Ассимиляция маргиналов, автохтонных обитателей дна новыми формирующимися племенами везде происходила по-разному. Скажем, парижские клошары и нью-йоркские vinos более или менее органично вписались в перпендикулярное бытие нестяжателей. В Японии адаптация прошла не столь гладко, не обошлось без потерь. Подлинная катастрофа, как уже отмечалось, постигла Россию: российские бомжи, самые расчеловеченные бездомные в мире, в соответствии с предсказанием цитированного автора просто поумирали без всякой анестезии. Подвеска могла бы спасти многих из них, как это доказывает опыт сегодняшнего дня.
* * *
Перемещение вдоль подвесной трассы по принципу «волка ноги кормят» содержит в себе как раз ту оптимальную порцию трудностей, которая позволяет поддерживать жизнь на плаву. Систематическая работа была бы уже трудностью запредельной, а доступность выпивки не сходя с места делает болезнь-к-смерти прямо-таки скоропостижной. Сравнительно недавно вокруг «точки равновесия» сформировалась небольшая, но очень колоритная нестяжательская коммуна, получившая название «митьковствующие». Эти несгибаемые наследники бомжей хранят верность своему гордому девизу: «Ни дня без рюмки!», но сохраняют при этом и своеобразное достоинство. Как ни странно, образовательный ценз этой коммуны один из самых высоких во всем нестяжательском движении – как было когда-то и у их духовных предшественников митьков, но ареал их обитания ограничивается Россией, и даже, кажется, одним только Питером. Северо-Западный совет племен попытался недавно осудить ересь митьковствующих, однако бланкисты выступили решительно против. Огласивший их позицию Купрум резонно заметил, что хотя митьковствующие практически не вносят свою лепту в подвеску, зато их вклад в бытие-поперек более чем существен…
* * *
Помимо действенного милосердия, недоступного никаким институтам благотворительности, подвеска продолжает играть роль решающего инструмента в дискредитации и преобразовании общества потребления. Можно упиваться азартом перпендикулярного бытия (как сказал поэт, «всё дуреешь на просторе»), можно обличать потреблятство со всей вещей силой красноречия и «краснодействия» (той же flash-mobилизации), можно, наконец, воспитать в себе воинственность и несокрушимость духа.
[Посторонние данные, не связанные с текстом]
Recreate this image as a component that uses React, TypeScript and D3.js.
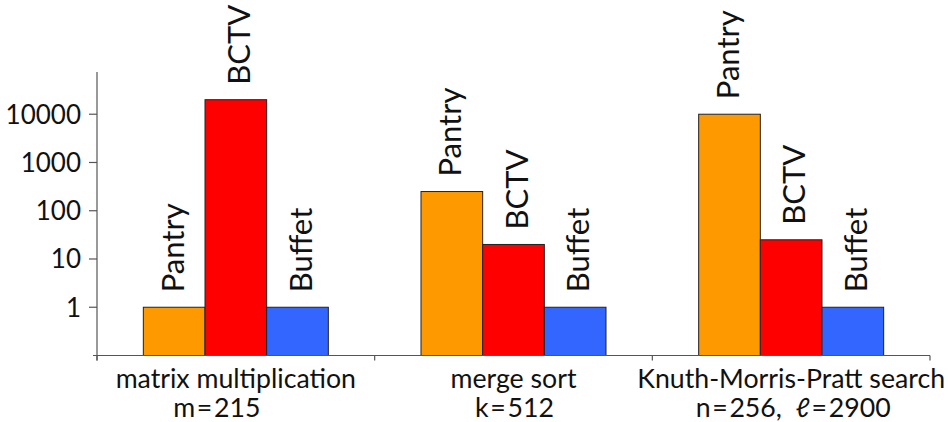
import React from "react";
import * as d3 from "d3";

const categories = ["matrix multiplication", "merge sort", "Knuth-Morris-Pratt search"];
const subtitles = ["m\u200a=\u200a215", "k\u200a=\u200a512", "n\u200a=\u200a256,  ℓ\u200a=\u200a2900"];
const series = ["Pantry", "BCTV", "Buffet"];
const pantryValues = [1, 250, 10000];
const bctvValues = [20000, 20, 25];
const buffetValues = [1, 1, 1];
const yTicks = [1, 10, 100, 1000, 10000];

const W = 948;
const H = 422;
const colors = ["#ff9900", "#ff0000", "#3366ff"];
const subtitleShift = [-19, 1, 2];

export default function App() {
  const values = [pantryValues, bctvValues, buffetValues];
  const x0 = d3.scaleBand<string>().domain(categories).range([97, 930]).padding(0);
  const y = d3.scaleLog().domain([0.1, 75000]).range([355.5, 72]);
  const groupW = 185;
  const x1 = d3.scaleBand<string>().domain(series).range([0, groupW]).padding(0);
  const font = "Lato, 'DejaVu Sans', sans-serif";
  const axisColor = "#555";
  const baseY = y(0.1);

  return (
    <svg width={W} height={H} style={{ position: "absolute", left: 0, top: 0, background: "#fff" }}>
      <rect x={0} y={0} width={W} height={H} fill="#fff" />
      {categories.map((c, ci) => {
        const cx = (x0(c) as number) + x0.bandwidth() / 2;
        const gx = cx - groupW / 2;
        return (
          <g key={c}>
            {series.map((s, si) => {
              const v = values[si][ci];
              const bx = gx + (x1(s) as number);
              const top = y(v);
              const bcx = bx + x1.bandwidth() / 2;
              const hasDesc = /[gjpqy]/.test(s);
              const lx = bcx + (hasDesc ? 9.5 : 14);
              const ly = top - 15;
              return (
                <g key={s}>
                  <rect x={bx} y={top} width={x1.bandwidth()} height={baseY - top}
                    fill={colors[si]} stroke="#222" strokeWidth={1} />
                  <text transform={`translate(${lx},${ly}) rotate(-90)`} fontFamily={font}
                    fontSize={31} fill="#111" textAnchor="start">{s}</text>
                </g>
              );
            })}
          </g>
        );
      })}
      <line x1={97} x2={97} y1={72} y2={baseY + 5} stroke={axisColor} strokeWidth={1.2} />
      {yTicks.map((t) => (
        <g key={t}>
          <line x1={89} x2={97} y1={y(t)} y2={y(t)} stroke={axisColor} strokeWidth={1.2} />
          <text x={81} y={y(t)} dy="0.36em" textAnchor="end" fontFamily={font} fontSize={26} fill="#111">
            {d3.format("d")(t)}
          </text>
        </g>
      ))}
      <line x1={93} x2={930} y1={baseY} y2={baseY} stroke={axisColor} strokeWidth={1.2} />
      {[...categories.map((c) => x0(c) as number), 930].map((t, i) => (
        <line key={i} x1={t} x2={t} y1={baseY} y2={baseY + 5} stroke={axisColor} strokeWidth={1.2} />
      ))}
      {categories.map((c, ci) => {
        const cx = (x0(c) as number) + x0.bandwidth() / 2;
        return (
          <g key={c}>
            <text x={cx} y={388} textAnchor="middle" fontFamily={font} fontSize={26.7} fill="#111">{c}</text>
            <text x={cx + subtitleShift[ci]} y={417} textAnchor="middle" fontFamily={font} fontSize={26.7}
              fill="#111" style={{ whiteSpace: "pre" }}>{subtitles[ci]}</text>
          </g>
        );
      })}
    </svg>
  );
}
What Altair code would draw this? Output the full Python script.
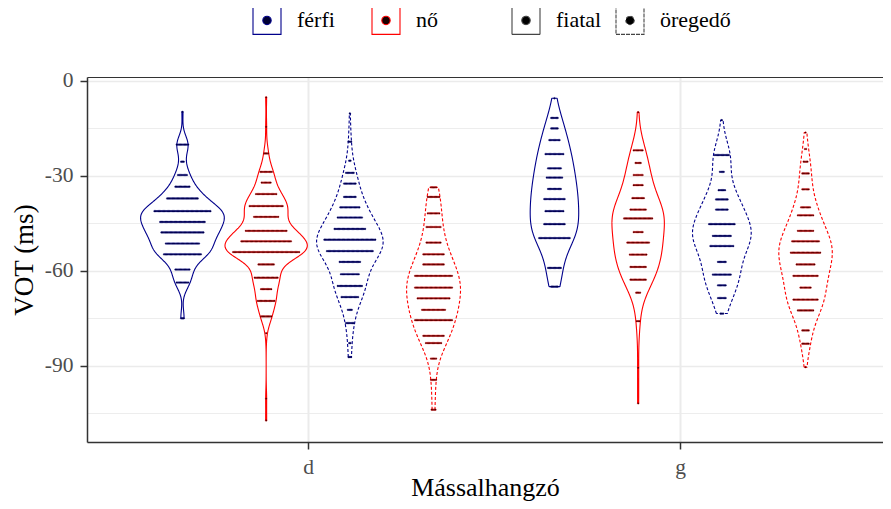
import json
import numpy as np
import pandas as pd
import altair as alt

consonants = ["d", "g"]
genders = ["férfi", "nő"]
ages = ["fiatal", "öregedő"]
gender_colors = ["#00008B", "#FF0000"]
gender_dot_colors = ["#000033", "#1a0000"]

# dot rows of each dot plot: VOT (ms) of the row and number of dots in it
ffd_vot = [-9.9, -20.2, -25.6, -29.8, -33.5, -37.2, -41.2, -44.6, -47.9, -51.4, -54.8, -59.6, -63.7, -75.0]
ffd_n = [1, 10, 3, 8, 12, 25, 45, 36, 34, 27, 30, 12, 10, 3]

nfd_vot = [-5.3, -14.6, -23.0, -28.8, -32.2, -35.8, -39.6, -43.0, -47.4, -50.7, -54.1, -58.0, -62.2,
           -65.8, -69.5, -74.4, -79.7, -100.3, -107.2]
nfd_n = [1, 1, 4, 10, 8, 17, 27, 20, 33, 40, 53, 13, 19, 9, 14, 9, 1, 1, 1]

fod_vot = [-10.4, -19.3, -25.3, -29.1, -32.5, -36.7, -40.0, -43.2, -46.8, -50.2, -53.8, -57.2, -61.1,
           -64.8, -68.3, -72.3, -76.5, -82.8, -87.2]
fod_n = [1, 3, 2, 7, 10, 10, 16, 20, 25, 41, 37, 17, 15, 20, 14, 4, 7, 2, 3]

nod_vot = [-33.7, -36.7, -41.9, -46.2, -51.1, -54.8, -58.0, -61.6, -65.3, -68.7, -72.3, -75.6, -80.5,
           -82.8, -87.7, -94.4, -103.8]
nod_n = [5, 10, 10, 12, 12, 17, 17, 30, 30, 26, 19, 30, 17, 13, 5, 5, 4]

ffg_vot = [-5.6, -11.8, -15.1, -18.8, -23.2, -27.7, -30.6, -34.2, -37.4, -41.2, -45.3, -49.7, -59.1, -65.0]
ffg_n = [1, 6, 6, 9, 15, 11, 13, 11, 17, 15, 17, 25, 11, 6]

nfg_vot = [-10.0, -22.0, -26.0, -29.8, -33.0, -37.1, -40.7, -43.5, -47.8, -51.1, -54.9, -58.8, -62.8,
           -66.9, -75.9, -90.6, -101.8]
nfg_n = [1, 8, 5, 8, 8, 10, 13, 23, 8, 18, 14, 13, 13, 4, 3, 1, 1]

fog_vot = [-12.5, -23.5, -28.8, -34.6, -37.5, -40.7, -45.3, -49.0, -52.2, -57.2, -61.2, -64.6, -68.6, -73.5]
fog_n = [1, 12, 4, 6, 10, 10, 21, 15, 19, 7, 15, 7, 7, 3]

nog_vot = [-16.4, -21.6, -25.6, -29.3, -34.3, -40.0, -42.5, -47.4, -50.7, -54.3, -58.0, -61.6, -65.3,
           -69.1, -72.5, -78.8, -83.0, -90.4]
nog_n = [1, 2, 4, 6, 6, 8, 13, 13, 22, 24, 15, 20, 9, 20, 13, 6, 6, 1]

groups = [
    ("d", "férfi", "fiatal", ffd_vot, ffd_n),
    ("d", "nő", "fiatal", nfd_vot, nfd_n),
    ("d", "férfi", "öregedő", fod_vot, fod_n),
    ("d", "nő", "öregedő", nod_vot, nod_n),
    ("g", "férfi", "fiatal", ffg_vot, ffg_n),
    ("g", "nő", "fiatal", nfg_vot, nfg_n),
    ("g", "férfi", "öregedő", fog_vot, fog_n),
    ("g", "nő", "öregedő", nog_vot, nog_n),
]

DODGE = 0.225          # width of one violin (0.9 / 4)
DOT_W = 0.003415       # dot diameter in x units
ADJUST = 1.25          # kernel bandwidth adjustment
NGRID = 300


def nrd0(x):
    sd = x.std(ddof=1)
    q75, q25 = np.percentile(x, [75, 25])
    lo = min(sd, (q75 - q25) / 1.34)
    if lo <= 0:
        lo = sd
    return 0.9 * lo * len(x) ** -0.2


dot_rows = []
dens_rows = []
for cons, gen, age, vots, ns in groups:
    ci = consonants.index(cons) + 1
    gi = ages.index(age) * 2 + genders.index(gen)
    center = ci + (gi - 1.5) * DODGE
    grp = f"{cons}-{gen}-{age}"
    col = gender_colors[genders.index(gen)]
    dcol = gender_dot_colors[genders.index(gen)]
    raw = np.repeat(np.array(vots, float), ns)
    for v in raw:
        dot_rows.append({"grp": grp, "gcol": col, "dcol": dcol, "center": center, "vot": float(v)})
    bw = nrd0(raw) * ADJUST
    grid = np.linspace(raw.min(), raw.max(), NGRID)
    d = np.exp(-0.5 * ((grid[:, None] - raw[None, :]) / bw) ** 2).sum(1) / (len(raw) * bw * np.sqrt(2 * np.pi))
    for i, (g, dv) in enumerate(zip(grid, d)):
        dens_rows.append({"grp": grp, "gcol": col, "age": age, "center": center,
                          "vot": float(g), "dens": float(dv), "i": i})

dots = pd.DataFrame(dot_rows)
dens = pd.DataFrame(dens_rows)
gmax = dens["dens"].max()
dens["hw"] = dens["dens"] / gmax * DODGE / 2
dens["left"] = dens["center"] - dens["hw"]
dens["right"] = dens["center"] + dens["hw"]

# closed outline: down the left side, up the right side, back to the start
left_side = dens.assign(xo=dens["left"], k=dens["i"])
right_side = dens.assign(xo=dens["right"], k=2 * NGRID - 1 - dens["i"])
close = dens[dens["i"] == 0].assign(xo=lambda t: t["left"], k=2 * NGRID)
outline = pd.concat([left_side, right_side, close], ignore_index=True)[["grp", "gcol", "age", "vot", "xo", "k"]]

FONT = "Liberation Serif"
xscale = alt.Scale(domain=[0.4059, 2.5457], nice=False, zero=False)
yscale = alt.Scale(domain=[-114.0, 1.105], nice=False, zero=False)

major = "datum.value % 30 === 0"
yaxis = alt.Axis(
    values=list(range(-105, 1, 15)),
    labelExpr=f"{major} ? '' + datum.value : ''",
    tickOpacity={"condition": {"test": major, "value": 1}, "value": 0},
    gridWidth={"condition": {"test": major, "value": 1.7}, "value": 0.9},
    gridColor="#EBEBEB", domainColor="#333333", domainWidth=1.5,
    tickColor="#333333", tickWidth=1.5, tickSize=7, labelPadding=7,
    labelColor="#4D4D4D", labelFontSize=21.5, labelFont=FONT,
    titleFont=FONT, titleFontSize=27, titleFontWeight="normal", titleColor="black", titlePadding=6,
)
xaxis = alt.Axis(
    orient="bottom",
    values=[1, 2],
    labelExpr=f"{json.dumps(consonants)}[datum.value - 1]",
    gridColor="#EBEBEB", gridWidth=2, domainColor="#333333", domainWidth=1.5,
    tickColor="#333333", tickWidth=1.5, tickSize=7, labelPadding=7,
    labelColor="#4D4D4D", labelFontSize=21.5, labelFont=FONT,
    titleFont=FONT, titleFontSize=26, titleFontWeight="normal", titleColor="black",
    titleBaseline="alphabetic", titleY=53,
)
top_border = alt.Axis(orient="top", labels=False, ticks=False, grid=False, domainColor="#333333", domainWidth=1.2)

Y = alt.Y("vot:Q", scale=yscale, axis=yaxis, title="VOT (ms)")

fills = alt.Chart(dens).mark_area(orient="horizontal", fill="white", strokeWidth=0).encode(
    y=Y,
    x=alt.X("left:Q", scale=xscale, axis=xaxis, title="Mássalhangzó", stack=None),
    x2="right:Q",
    detail="grp:N",
    order=alt.Order("vot:Q"),
)

border = alt.Chart(dens).mark_point(opacity=0, size=0).encode(
    y=Y,
    x=alt.X("center:Q", scale=xscale, axis=top_border, title=None),
)


def outline_layer(age, dash):
    return alt.Chart(outline).transform_filter(alt.datum.age == age).mark_line(
        strokeWidth=1.1, strokeDash=dash, strokeJoin="round"
    ).encode(
        y=Y,
        x=alt.X("xo:Q", scale=xscale, axis=None),
        stroke=alt.Stroke("gcol:N", scale=None),
        detail="grp:N",
        order=alt.Order("k:Q"),
    )


outline_young = outline_layer(ages[0], [1, 0])
outline_old = outline_layer(ages[1], [3, 2])

dotlayer = alt.Chart(dots).transform_window(
    idx="row_number()", groupby=["grp", "vot"]
).transform_joinaggregate(
    n="count()", groupby=["grp", "vot"]
).transform_calculate(
    xd=f"datum.center + (datum.idx - (datum.n + 1) / 2) * {DOT_W}"
).mark_circle(size=3.0, opacity=1, strokeWidth=0.35).encode(
    x=alt.X("xd:Q", scale=xscale, axis=None),
    y=Y,
    fill=alt.Fill("dcol:N", scale=None),
    stroke=alt.Stroke("gcol:N", scale=None),
)

SYMBOL = "M-1,-1H1V1H-1V-1V1H1V-1H-1Z M0.3,0A0.3,0.3,0,1,1,-0.3,0A0.3,0.3,0,1,1,0.3,0Z"
gender_df = pd.DataFrame({"gender": genders})
age_df = pd.DataFrame({"age": ages})


def legend_spec(lx, colpad):
    return alt.Legend(
        title=None, orient="none", legendX=lx, legendY=-72, direction="horizontal",
        symbolType=SYMBOL, symbolSize=784, symbolStrokeWidth=1.1,
        labelFont=FONT, labelFontSize=22, labelColor="black", labelOffset=15, columnPadding=colpad, padding=0)


gender_legend = alt.Chart(gender_df).mark_point(filled=True, size=0, strokeWidth=1.1, opacity=1).encode(
    x=alt.value(0), y=alt.value(0),
    fill=alt.Fill("gender:N", scale=alt.Scale(domain=genders, range=gender_dot_colors), legend=legend_spec(165, 34)),
    stroke=alt.Stroke("gender:N", scale=alt.Scale(domain=genders, range=gender_colors), legend=legend_spec(165, 34)),
)

age_legend = alt.Chart(age_df).mark_line(stroke="#444444", fill="black", strokeWidth=1.1, opacity=1).encode(
    x=alt.value(0), y=alt.value(0),
    strokeDash=alt.StrokeDash("age:N", scale=alt.Scale(domain=ages, range=[[1, 0], [3, 2]]), legend=legend_spec(424, 11)),
)

chart = alt.layer(fills, border, outline_young, outline_old, dotlayer, gender_legend, age_legend).resolve_axis(
    x="independent"
).properties(
    width=796, height=365,
    autosize=alt.AutoSizeParams(type="none"),
    padding={"left": 79, "top": 69, "right": 0, "bottom": 59},
    background="white",
).configure_view(strokeWidth=0)

chart.save("out.html", embed_options={"renderer": "svg", "actions": False})
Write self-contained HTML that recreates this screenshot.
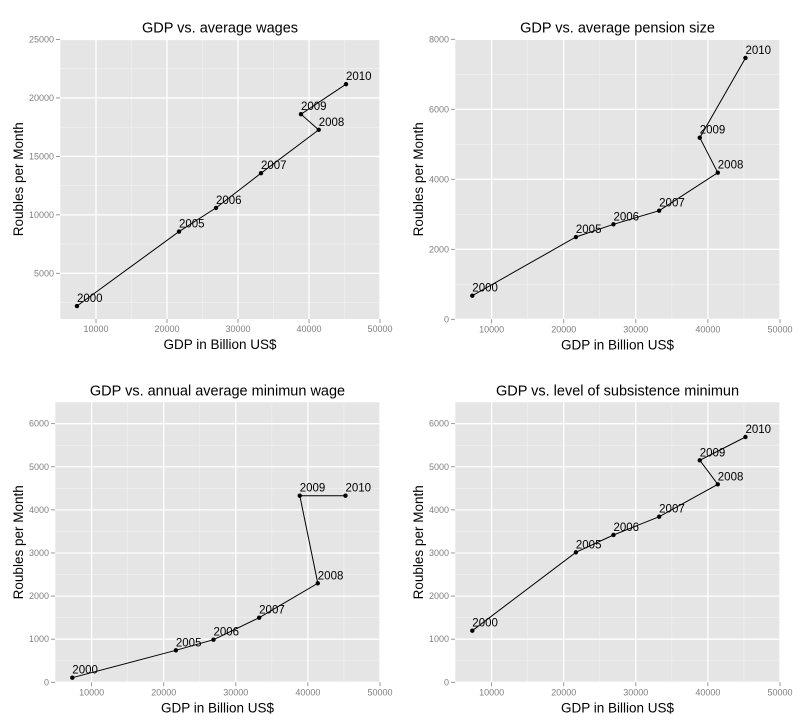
<!DOCTYPE html>
<html><head><meta charset="utf-8">
<style>
html,body{margin:0;padding:0;background:#fff;}
svg{display:block;font-family:"Liberation Sans",sans-serif;}
</style></head>
<body>
<svg id="chart" width="800" height="725" viewBox="0 0 800 725" xmlns="http://www.w3.org/2000/svg"></svg>
<script>
const years = ["2000","2005","2006","2007","2008","2009","2010"];
const gdp = [7320, 21690, 26900, 33240, 41370, 38870, 45210];
const wages = [2200, 8570, 10590, 13560, 17270, 18610, 21180];
const pension = [674, 2351, 2714, 3103, 4189, 5189, 7466];
const minWage = [107, 742, 988, 1499, 2297, 4330, 4330];
const subsistence = [1197, 3016, 3418, 3842, 4594, 5151, 5691];
const xTicks = [10000, 20000, 30000, 40000, 50000];
const yTicks1 = [5000, 10000, 15000, 20000, 25000];
const yTicks2 = [0, 2000, 4000, 6000, 8000];
const yTicks34 = [0, 1000, 2000, 3000, 4000, 5000, 6000];
const titles = ["GDP vs. average wages","GDP vs. average pension size","GDP vs. annual average minimun wage","GDP vs. level of subsistence minimun"];

const NS="http://www.w3.org/2000/svg";
const svg=document.getElementById('chart');
function mk(tag,attrs,parent){const e=document.createElementNS(NS,tag);for(const k in attrs)e.setAttribute(k,attrs[k]);(parent||svg).appendChild(e);return e;}

const panels=[
 {key:'wages',title:titles[0],vals:wages,yt:yTicks1,box:[60,39.5,380,319],xd:[4930,50000],yd:[1090,25000]},
 {key:'pension',title:titles[1],vals:pension,yt:yTicks2,box:[455,39.3,780,319.3],xd:[4920,50000],yd:[0,8000]},
 {key:'min-wage',title:titles[2],vals:minWage,yt:yTicks34,box:[55,402.3,380,682.3],xd:[4920,50000],yd:[0,6496]},
 {key:'subsistence',title:titles[3],vals:subsistence,yt:yTicks34,box:[455,402.3,780,682.3],xd:[4920,50000],yd:[0,6496]}
];

panels.forEach(p=>{
  const [x0,y0,x1,y1]=p.box;
  const sx=v=>x0+(v-p.xd[0])/(p.xd[1]-p.xd[0])*(x1-x0);
  const sy=v=>y1-(v-p.yd[0])/(p.yd[1]-p.yd[0])*(y1-y0);
  const g=mk('g',{});
  
  
  const bg=mk('rect',{x:x0,y:y0,width:x1-x0,height:y1-y0,fill:'#e5e5e5'},g);
  
  
  const step=p.yt[1]-p.yt[0];
  for(let v=p.yt[0]-step/2; v<=p.yd[1]; v+=step){ if(v<p.yd[0])continue;
    const l=mk('line',{x1:x0,x2:x1,y1:sy(v),y2:sy(v),stroke:'#f2f2f2','stroke-width':0.6},g);
    
    
  }
  for(let v=5000; v<=50000; v+=10000){ if(v<p.xd[0])continue;
    const l=mk('line',{x1:sx(v),x2:sx(v),y1:y0,y2:y1,stroke:'#f2f2f2','stroke-width':0.6},g);
    
    
  }
  p.yt.forEach(v=>{
    const y=sy(v);
    const l=mk('line',{x1:x0,x2:x1,y1:y,y2:y,stroke:'#fff','stroke-width':1.3},g);
    
    
    const t=mk('line',{x1:x0-4,x2:x0,y1:y,y2:y,stroke:'#7f7f7f','stroke-width':0.8},g);
    
    
    const tx=mk('text',{x:x0-6,y:y+3,'text-anchor':'end','font-size':'9','fill':'#7f7f7f'},g);
    tx.textContent=v;
    
    
  });
  xTicks.forEach(v=>{
    const x=sx(v);
    const l=mk('line',{x1:x,x2:x,y1:y0,y2:y1,stroke:'#fff','stroke-width':1.3},g);
    
    
    const t=mk('line',{x1:x,x2:x,y1:y1,y2:y1+4,stroke:'#7f7f7f','stroke-width':0.8},g);
    
    
    const tx=mk('text',{x:x,y:y1+13,'text-anchor':'middle','font-size':'9','fill':'#7f7f7f'},g);
    tx.textContent=v;
    
    
  });
  const pts=gdp.map((g2,i)=>sx(g2).toFixed(1)+','+sy(p.vals[i]).toFixed(1)).join(' ');
  const pl=mk('polyline',{points:pts,fill:'none',stroke:'#000','stroke-width':1},g);
  
  
  gdp.forEach((gv,i)=>{
    const c=mk('circle',{cx:sx(gv),cy:sy(p.vals[i]),r:2.2,fill:'#000'},g);
    
    
    const lb=mk('text',{x:sx(gv),y:sy(p.vals[i])-4,'font-size':'11.5',fill:'#000'},g);
    lb.textContent=years[i];
    
    
  });
  const cx=(x0+x1)/2;
  const tt=mk('text',{x:cx,y:y0-7,'text-anchor':'middle','font-size':'14.5',fill:'#000'},g);
  tt.textContent=p.title;
  
  
  const xt=mk('text',{x:cx,y:y1+30,'text-anchor':'middle','font-size':'13.5',fill:'#000'},g);
  xt.textContent='GDP in Billion US$';
  
  
  const yx=(x0<400?0:400)+23, yc=(y0+y1)/2;
  const yt=mk('text',{x:yx,y:yc,'text-anchor':'middle','font-size':'13.5',fill:'#000',transform:`rotate(-90 ${yx} ${yc})`},g);
  yt.textContent='Roubles per Month';
  
  
});
</script>
</body></html>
Но ведь иногда необходимо хотя бы перевести дух, закрепиться на завоеванном плацдарме – а это невозможно без альтернативного способа дистрибуции вещей. Если для поддержания жизни необходимо систематически «ходить в магазин» и платить деньги, а для этого, в свою очередь, подключаться к процессу труда, то есть приносить пользу, совершать жертвоприношение чудовищу, погубившему всех донкихотов, – бунт рано или поздно будет обречен на поражение.